▸ **SHORT EXERCISE**:
Collect every line below that contains the word "this".

▸ **SOURCE EXCERPT**:
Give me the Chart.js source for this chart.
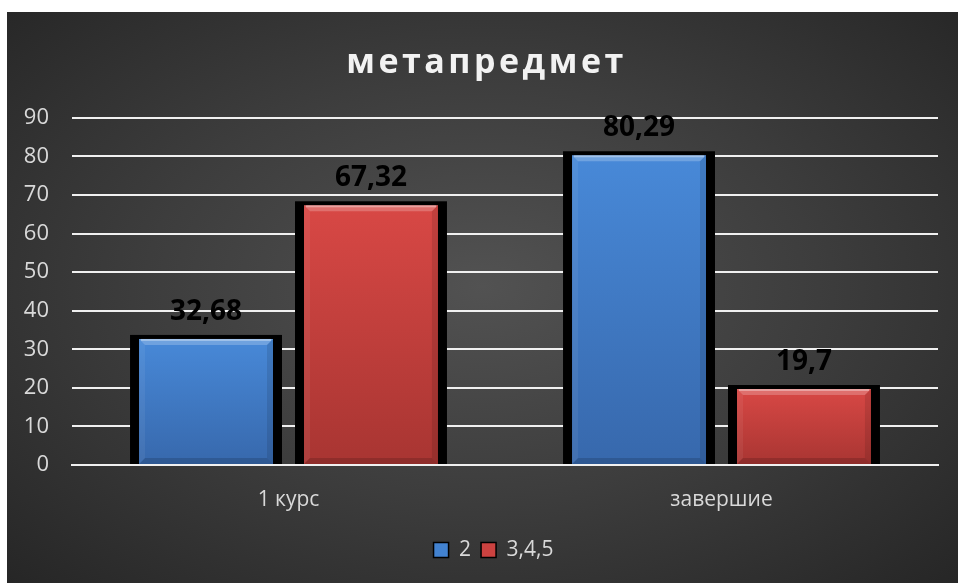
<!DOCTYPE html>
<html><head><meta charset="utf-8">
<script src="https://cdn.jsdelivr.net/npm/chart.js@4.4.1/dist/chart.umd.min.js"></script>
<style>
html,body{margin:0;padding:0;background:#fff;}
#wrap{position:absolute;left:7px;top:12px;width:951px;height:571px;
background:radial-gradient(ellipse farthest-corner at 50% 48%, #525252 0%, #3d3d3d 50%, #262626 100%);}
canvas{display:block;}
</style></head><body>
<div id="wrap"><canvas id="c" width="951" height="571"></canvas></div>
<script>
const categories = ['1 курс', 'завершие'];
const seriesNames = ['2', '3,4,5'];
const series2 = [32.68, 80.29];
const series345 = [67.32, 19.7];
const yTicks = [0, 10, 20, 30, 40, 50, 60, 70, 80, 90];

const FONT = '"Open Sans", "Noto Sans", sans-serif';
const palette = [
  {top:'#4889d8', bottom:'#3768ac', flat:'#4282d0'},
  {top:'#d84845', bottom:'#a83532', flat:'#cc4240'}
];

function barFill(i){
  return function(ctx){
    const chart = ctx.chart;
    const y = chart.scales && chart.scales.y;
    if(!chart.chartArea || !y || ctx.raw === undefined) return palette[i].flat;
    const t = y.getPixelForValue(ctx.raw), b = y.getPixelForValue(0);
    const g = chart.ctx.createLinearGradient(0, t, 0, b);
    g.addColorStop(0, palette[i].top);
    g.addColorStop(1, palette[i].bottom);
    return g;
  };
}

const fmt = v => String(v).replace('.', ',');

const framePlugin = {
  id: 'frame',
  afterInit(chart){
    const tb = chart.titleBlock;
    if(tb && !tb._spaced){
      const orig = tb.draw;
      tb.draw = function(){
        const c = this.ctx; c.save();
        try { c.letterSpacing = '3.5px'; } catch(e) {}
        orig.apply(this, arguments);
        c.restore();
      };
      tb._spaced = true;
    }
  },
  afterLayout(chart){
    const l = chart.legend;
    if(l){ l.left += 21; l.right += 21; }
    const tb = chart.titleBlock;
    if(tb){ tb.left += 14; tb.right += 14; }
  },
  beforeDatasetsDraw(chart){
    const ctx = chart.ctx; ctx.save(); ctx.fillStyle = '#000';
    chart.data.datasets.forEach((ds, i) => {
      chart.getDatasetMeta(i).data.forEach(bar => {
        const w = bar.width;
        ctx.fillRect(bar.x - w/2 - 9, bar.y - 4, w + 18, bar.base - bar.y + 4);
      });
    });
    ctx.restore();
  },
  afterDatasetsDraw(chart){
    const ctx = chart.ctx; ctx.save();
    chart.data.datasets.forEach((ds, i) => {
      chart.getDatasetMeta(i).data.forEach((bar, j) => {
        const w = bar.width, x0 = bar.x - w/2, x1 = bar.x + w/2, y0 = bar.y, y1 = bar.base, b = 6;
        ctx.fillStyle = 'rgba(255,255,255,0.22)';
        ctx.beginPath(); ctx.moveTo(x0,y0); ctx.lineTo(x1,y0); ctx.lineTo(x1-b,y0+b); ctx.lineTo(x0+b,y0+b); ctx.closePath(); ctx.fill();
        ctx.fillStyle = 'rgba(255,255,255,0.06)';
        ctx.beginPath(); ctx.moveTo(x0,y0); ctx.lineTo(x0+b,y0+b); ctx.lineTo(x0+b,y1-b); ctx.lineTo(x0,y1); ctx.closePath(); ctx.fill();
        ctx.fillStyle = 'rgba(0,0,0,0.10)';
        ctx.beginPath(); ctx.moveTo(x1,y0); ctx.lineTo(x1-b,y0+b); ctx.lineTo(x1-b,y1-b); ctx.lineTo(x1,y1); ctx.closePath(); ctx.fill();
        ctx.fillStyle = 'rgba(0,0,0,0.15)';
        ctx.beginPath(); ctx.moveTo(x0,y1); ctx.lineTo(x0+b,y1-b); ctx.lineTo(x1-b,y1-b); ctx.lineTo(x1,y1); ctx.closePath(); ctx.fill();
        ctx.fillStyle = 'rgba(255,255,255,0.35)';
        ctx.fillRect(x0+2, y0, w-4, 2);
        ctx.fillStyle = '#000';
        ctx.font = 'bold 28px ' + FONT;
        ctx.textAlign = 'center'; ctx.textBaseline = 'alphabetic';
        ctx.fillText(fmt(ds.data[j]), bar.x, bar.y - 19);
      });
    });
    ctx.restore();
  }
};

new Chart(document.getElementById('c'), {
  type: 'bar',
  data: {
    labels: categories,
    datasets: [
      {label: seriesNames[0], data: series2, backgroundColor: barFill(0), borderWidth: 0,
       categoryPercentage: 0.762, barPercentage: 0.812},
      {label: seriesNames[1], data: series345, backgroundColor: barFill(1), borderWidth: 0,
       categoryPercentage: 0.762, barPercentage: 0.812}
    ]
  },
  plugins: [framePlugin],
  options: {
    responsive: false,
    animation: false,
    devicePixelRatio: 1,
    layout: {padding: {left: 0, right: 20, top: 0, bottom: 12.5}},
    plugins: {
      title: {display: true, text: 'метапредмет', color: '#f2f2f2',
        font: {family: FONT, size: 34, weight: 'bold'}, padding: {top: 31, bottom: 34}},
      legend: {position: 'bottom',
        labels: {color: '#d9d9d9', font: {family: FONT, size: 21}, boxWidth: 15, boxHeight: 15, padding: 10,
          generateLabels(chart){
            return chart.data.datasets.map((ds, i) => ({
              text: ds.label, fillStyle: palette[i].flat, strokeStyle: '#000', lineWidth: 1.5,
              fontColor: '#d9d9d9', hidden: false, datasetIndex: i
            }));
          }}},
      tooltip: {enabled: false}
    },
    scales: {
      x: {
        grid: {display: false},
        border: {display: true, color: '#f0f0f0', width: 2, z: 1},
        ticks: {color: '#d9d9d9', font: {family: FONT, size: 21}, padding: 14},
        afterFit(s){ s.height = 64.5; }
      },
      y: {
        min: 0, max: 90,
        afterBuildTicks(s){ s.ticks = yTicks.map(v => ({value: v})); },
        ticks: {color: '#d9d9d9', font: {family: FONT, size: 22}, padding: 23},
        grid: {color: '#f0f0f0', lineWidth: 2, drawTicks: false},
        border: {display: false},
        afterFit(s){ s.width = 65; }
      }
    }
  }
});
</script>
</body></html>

▸ **THE REPLY**:
Give me the Chart.js source for this chart.
        const c = this.ctx; c.save();
        orig.apply(this, arguments);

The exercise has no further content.